■ PROBLEM DETAILS ■
Output the material below unchanged, apart from leaving out the pictures.

-- -- --

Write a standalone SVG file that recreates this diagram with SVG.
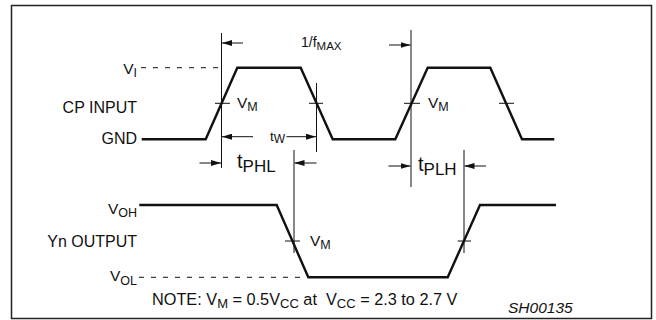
<svg xmlns="http://www.w3.org/2000/svg" width="656" height="320" viewBox="0 0 656 320">
<defs>
<marker id="ah" viewBox="0 0 10 6" refX="10" refY="3" markerWidth="10" markerHeight="6" markerUnits="userSpaceOnUse" orient="auto">
<path d="M0,0 L10,3 L0,6 Z" fill="#111"/>
</marker>
</defs>
<style>
text{font-family:"Liberation Sans",Arial,sans-serif;font-size:15.5px;fill:#111}
.sub{font-size:12.5px}
.wave{fill:none;stroke:#111;stroke-width:2.4;stroke-linejoin:miter}
.ref{stroke:#111;stroke-width:1;fill:none}
.dash{stroke:#111;stroke-width:1;stroke-dasharray:5 7;fill:none}
.arr{stroke:#111;stroke-width:1;fill:none;marker-end:url(#ah)}
.tick{stroke:#111;stroke-width:1}
</style>
<rect x="11.5" y="5.5" width="640" height="313" fill="#fff" stroke="#222" stroke-width="1.5"/>

<g id="labels">
<text x="137" y="74" text-anchor="end">V<tspan class="sub" dy="3">I</tspan></text>
<text x="137" y="113" text-anchor="end" style="font-size:16px">CP INPUT</text>
<text x="137" y="144" text-anchor="end" style="font-size:16px">GND</text>
<text x="137" y="214" text-anchor="end">V<tspan class="sub" dy="3">OH</tspan></text>
<text x="137" y="247" text-anchor="end" style="font-size:16px">Yn OUTPUT</text>
<text x="137" y="281" text-anchor="end">V<tspan class="sub" dy="4">OL</tspan></text>
</g>

<g id="cp-input">
<path class="dash" d="M141,67.7 H222"/>
<path class="wave" d="M141.7,139.3 H205.7 L237.3,67.7 H300.7 L332.7,139.3 H395.3 L427.7,67.7 H490.3 L522,139.3 H554.3"/>
<path class="tick" d="M215,103.3 H230 M309,103.3 H323 M404,103.3 H420 M499,103.3 H514"/>
<text x="237" y="108">V<tspan class="sub" dy="3">M</tspan></text>
<text x="428" y="108">V<tspan class="sub" dy="3">M</tspan></text>
</g>

<g id="yn-output">
<path class="dash" d="M139,277.3 H306"/>
<path class="wave" d="M139.3,205 H276.7 L308.3,277.3 H447.7 L480,205 H556"/>
<path class="tick" d="M285,241 H300 M457.7,241 H471"/>
<text x="310" y="246">V<tspan class="sub" dy="3">M</tspan></text>
</g>

<g id="connectors">
<path class="ref" d="M221.5,33 V168"/>
<path class="ref" d="M411,30 V187"/>
<path class="ref" d="M316.5,83 V152"/>
<path class="ref" d="M294,150 V253"/>
<path class="ref" d="M464,150 V253"/>
<path class="arr" d="M243,43 H222"/>
<path class="arr" d="M389,45 H410.5"/>
<path class="arr" d="M253,136.7 H222"/>
<path class="arr" d="M286.5,136.7 H316"/>
<path class="arr" d="M199.5,163 H221"/>
<path class="arr" d="M316.5,163 H294.5"/>
<path class="arr" d="M388.5,166 H410.5"/>
<path class="arr" d="M486,166 H464.5"/>
</g>

<g id="timing-labels">
<text x="301" y="47" style="font-size:14px">1/f<tspan style="font-size:11.5px" dy="3">MAX</tspan></text>
<text x="270" y="141" style="font-size:13.5px">t<tspan style="font-size:12px" dy="2">W</tspan></text>
<text x="237" y="168" style="font-size:20px">t<tspan dy="4" style="font-size:17px">PHL</tspan></text>
<text x="418" y="171" style="font-size:20px">t<tspan dy="4" style="font-size:17px">PLH</tspan></text>
</g>

<g id="notes">
<text x="152" y="305" xml:space="preserve" style="font-size:16.3px">NOTE: V<tspan style="font-size:13px" dy="3">M</tspan><tspan dy="-3"> = 0.5V</tspan><tspan style="font-size:13px" dy="3">CC</tspan><tspan dy="-3"> at  V</tspan><tspan style="font-size:13px" dy="3">CC</tspan><tspan dy="-3"> = 2.3 to 2.7 V</tspan></text>
<text x="508" y="313" style="font-size:15.5px;font-style:italic">SH00135</text>
</g>
</svg>
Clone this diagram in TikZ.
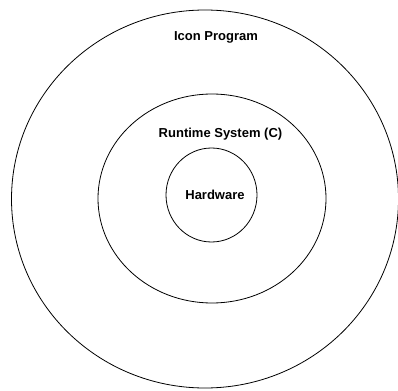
\documentclass[tikz,border=0pt]{standalone}
\usepackage{fontspec}
\setmainfont{Liberation Sans}
\usepackage{tikz}
\usetikzlibrary{shapes.geometric, positioning}
\tikzset{
	layer/.style={draw, ellipse, line width=0.8pt, inner sep=0pt},
	layerlabel/.style={font=\fontsize{13}{15}\selectfont\bfseries, inner sep=0pt},
}

\begin{document}
\begin{tikzpicture}[x=1pt, y=1pt]
	\useasboundingbox (0,0) rectangle (398,-390);

	% Layers, outside in
	\node[layer, minimum width=387pt, minimum height=378pt] (prog) at (205,-199) {};
	\node[layer, minimum width=228pt, minimum height=209pt] (runtime) at (212,-198.5) {};
	\node[layer, minimum width=91pt, minimum height=94pt] (hw) at (211.5,-195) {};

	% Labels
	\node[layerlabel] (proglabel) at (216,-37) {Icon Program};
	\node[layerlabel] (runtimelabel) at (220.5,-134) {Runtime System (C)};
	\node[layerlabel] (hwlabel) at (215,-195) {Hardware};
\end{tikzpicture}
\end{document}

-- -- --

■ EXERCISE RESPONSE ■
Write a standalone SVG file that recreates this diagram with SVG.
<svg xmlns="http://www.w3.org/2000/svg" width="656" height="320" viewBox="0 0 656 320">
<defs>
<marker id="ah" viewBox="0 0 10 6" refX="10" refY="3" markerWidth="10" markerHeight="6" markerUnits="userSpaceOnUse" orient="auto">
<path d="M0,0 L10,3 L0,6 Z" fill="#111"/>
</marker>
</defs>
<style>
text{font-family:"Liberation Sans",Arial,sans-serif;font-size:15.5px;fill:#111}
.sub{font-size:12.5px}
.wave{fill:none;stroke:#111;stroke-width:2.4;stroke-linejoin:miter}
.ref{stroke:#111;stroke-width:1;fill:none}
.dash{stroke:#111;stroke-width:1;stroke-dasharray:5 7;fill:none}
.arr{stroke:#111;stroke-width:1;fill:none;marker-end:url(#ah)}
.tick{stroke:#111;stroke-width:1}
</style>
<rect x="11.5" y="5.5" width="640" height="313" fill="#fff" stroke="#222" stroke-width="1.5"/>

<g id="labels">
<text x="137" y="74" text-anchor="end">V<tspan class="sub" dy="3">I</tspan></text>
<text x="137" y="113" text-anchor="end" style="font-size:16px">CP INPUT</text>
<text x="137" y="144" text-anchor="end" style="font-size:16px">GND</text>
<text x="137" y="214" text-anchor="end">V<tspan class="sub" dy="3">OH</tspan></text>
<text x="137" y="247" text-anchor="end" style="font-size:16px">Yn OUTPUT</text>
<text x="137" y="281" text-anchor="end">V<tspan class="sub" dy="4">OL</tspan></text>
</g>

<g id="cp-input">
<path class="dash" d="M141,67.7 H222"/>
<path class="wave" d="M141.7,139.3 H205.7 L237.3,67.7 H300.7 L332.7,139.3 H395.3 L427.7,67.7 H490.3 L522,139.3 H554.3"/>
<path class="tick" d="M215,103.3 H230 M309,103.3 H323 M404,103.3 H420 M499,103.3 H514"/>
<text x="237" y="108">V<tspan class="sub" dy="3">M</tspan></text>
<text x="428" y="108">V<tspan class="sub" dy="3">M</tspan></text>
</g>

<g id="yn-output">
<path class="dash" d="M139,277.3 H306"/>
<path class="wave" d="M139.3,205 H276.7 L308.3,277.3 H447.7 L480,205 H556"/>
<path class="tick" d="M285,241 H300 M457.7,241 H471"/>
<text x="310" y="246">V<tspan class="sub" dy="3">M</tspan></text>
</g>

<g id="connectors">
<path class="ref" d="M221.5,33 V168"/>
<path class="ref" d="M411,30 V187"/>
<path class="ref" d="M316.5,83 V152"/>
<path class="ref" d="M294,150 V253"/>
<path class="ref" d="M464,150 V253"/>
<path class="arr" d="M243,43 H222"/>
<path class="arr" d="M389,45 H410.5"/>
<path class="arr" d="M253,136.7 H222"/>
<path class="arr" d="M286.5,136.7 H316"/>
<path class="arr" d="M199.5,163 H221"/>
<path class="arr" d="M316.5,163 H294.5"/>
<path class="arr" d="M388.5,166 H410.5"/>
<path class="arr" d="M486,166 H464.5"/>
</g>

<g id="timing-labels">
<text x="301" y="47" style="font-size:14px">1/f<tspan style="font-size:11.5px" dy="3">MAX</tspan></text>
<text x="270" y="141" style="font-size:13.5px">t<tspan style="font-size:12px" dy="2">W</tspan></text>
<text x="237" y="168" style="font-size:20px">t<tspan dy="4" style="font-size:17px">PHL</tspan></text>
<text x="418" y="171" style="font-size:20px">t<tspan dy="4" style="font-size:17px">PLH</tspan></text>
</g>

<g id="notes">
<text x="152" y="305" xml:space="preserve" style="font-size:16.3px">NOTE: V<tspan style="font-size:13px" dy="3">M</tspan><tspan dy="-3"> = 0.5V</tspan><tspan style="font-size:13px" dy="3">CC</tspan><tspan dy="-3"> at  V</tspan><tspan style="font-size:13px" dy="3">CC</tspan><tspan dy="-3"> = 2.3 to 2.7 V</tspan></text>
<text x="508" y="313" style="font-size:15.5px;font-style:italic">SH00135</text>
</g>
</svg>
Clone this diagram in TikZ.
\documentclass[tikz,border=0pt]{standalone}
\usepackage{fontspec}
\setmainfont{Liberation Sans}
\usepackage{tikz}
\usetikzlibrary{shapes.geometric, positioning}
\tikzset{
	layer/.style={draw, ellipse, line width=0.8pt, inner sep=0pt},
	layerlabel/.style={font=\fontsize{13}{15}\selectfont\bfseries, inner sep=0pt},
}

\begin{document}
\begin{tikzpicture}[x=1pt, y=1pt]
	\useasboundingbox (0,0) rectangle (398,-390);

	% Layers, outside in
	\node[layer, minimum width=387pt, minimum height=378pt] (prog) at (205,-199) {};
	\node[layer, minimum width=228pt, minimum height=209pt] (runtime) at (212,-198.5) {};
	\node[layer, minimum width=91pt, minimum height=94pt] (hw) at (211.5,-195) {};

	% Labels
	\node[layerlabel] (proglabel) at (216,-37) {Icon Program};
	\node[layerlabel] (runtimelabel) at (220.5,-134) {Runtime System (C)};
	\node[layerlabel] (hwlabel) at (215,-195) {Hardware};
\end{tikzpicture}
\end{document}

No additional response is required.